Camp and Furnace will be transformed into Vamp and Furnace hired out by Shiverpool and showing cult horror films whilst entertaining party goers with DJ sets and dancers. The vampire-themed party is aimed at students and discounts are available.
For something more family-friendly, Knowsley Safari Park will be having a night where you can meet bats and creepy crawlies on 27th October and Active Adventures in Otterspool will be holding a high rope adrenaline-fuelled activity called Ottersghoul on October 30th and 31st.
Traditional Mersey ferry rides will also be getting a makeover with Shiverpool’s ‘Shiver on the river’ on 28th October.
People can expect to travel across the river listening to historic tales of horror from Liverpool and the Wirral. On the same night, Sefton Park will be hosting the annual Halloween Lantern Carnival run by the Liverpool Lantern Company in a free community event.
The Anglican Cathedral will be hosting a ‘Night of the Living Dead’ to engage with people’s fear of death and connection with the spirit world. The night will take on a religious angle, and will offer an alternative to usual Halloween activities.
Canon Richard White will be leading the event at the Cathedral. He said: “Halloween is now the second biggest commercial event of the year.
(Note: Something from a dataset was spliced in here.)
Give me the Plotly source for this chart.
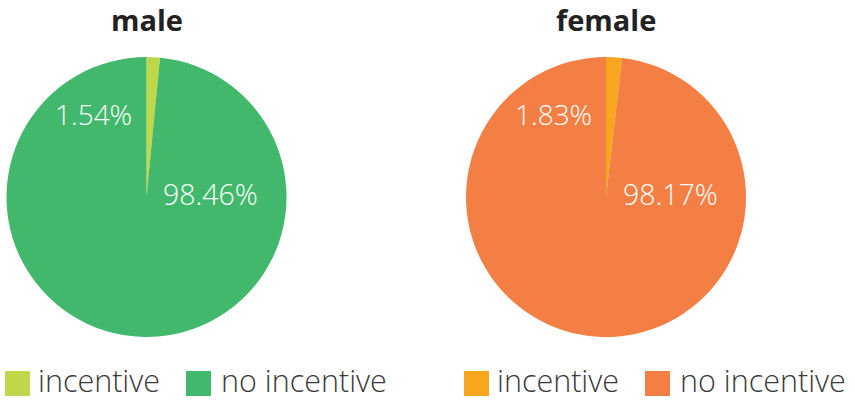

“While lots of churches offer positive alternatives for children, teenagers and young adults can often see the church as irrelevant or condemning at this time of the year. It will be creative, fun and will have Christ at its centre.”
Speaking about Halloween, Shiverpool’s Lucy Carew said: “I think it’s a fascinating concept; a gripping intellectual subject. People love to be frightened and scared, it’s fun and they can be creative with costume and characters.
“It has dark and sinister undertones but still a lot of fun. I think people enjoy the macabre and the intrigue that the dark side brings.”
Along with the extensive list of planned events, Liverpool residents will no doubt take part in more traditional activities like trick or treating, apple bobbing and carving jack ‘o lanterns, whilst bringing some Scouse enthusiasm to one of the most popular holidays of the year.
However, the infamous ‘Mischief Night’ on October 30th may be something new – and not altogether welcome – for strangers to the city as some youngsters engage in pre-Halloween vandalism and more.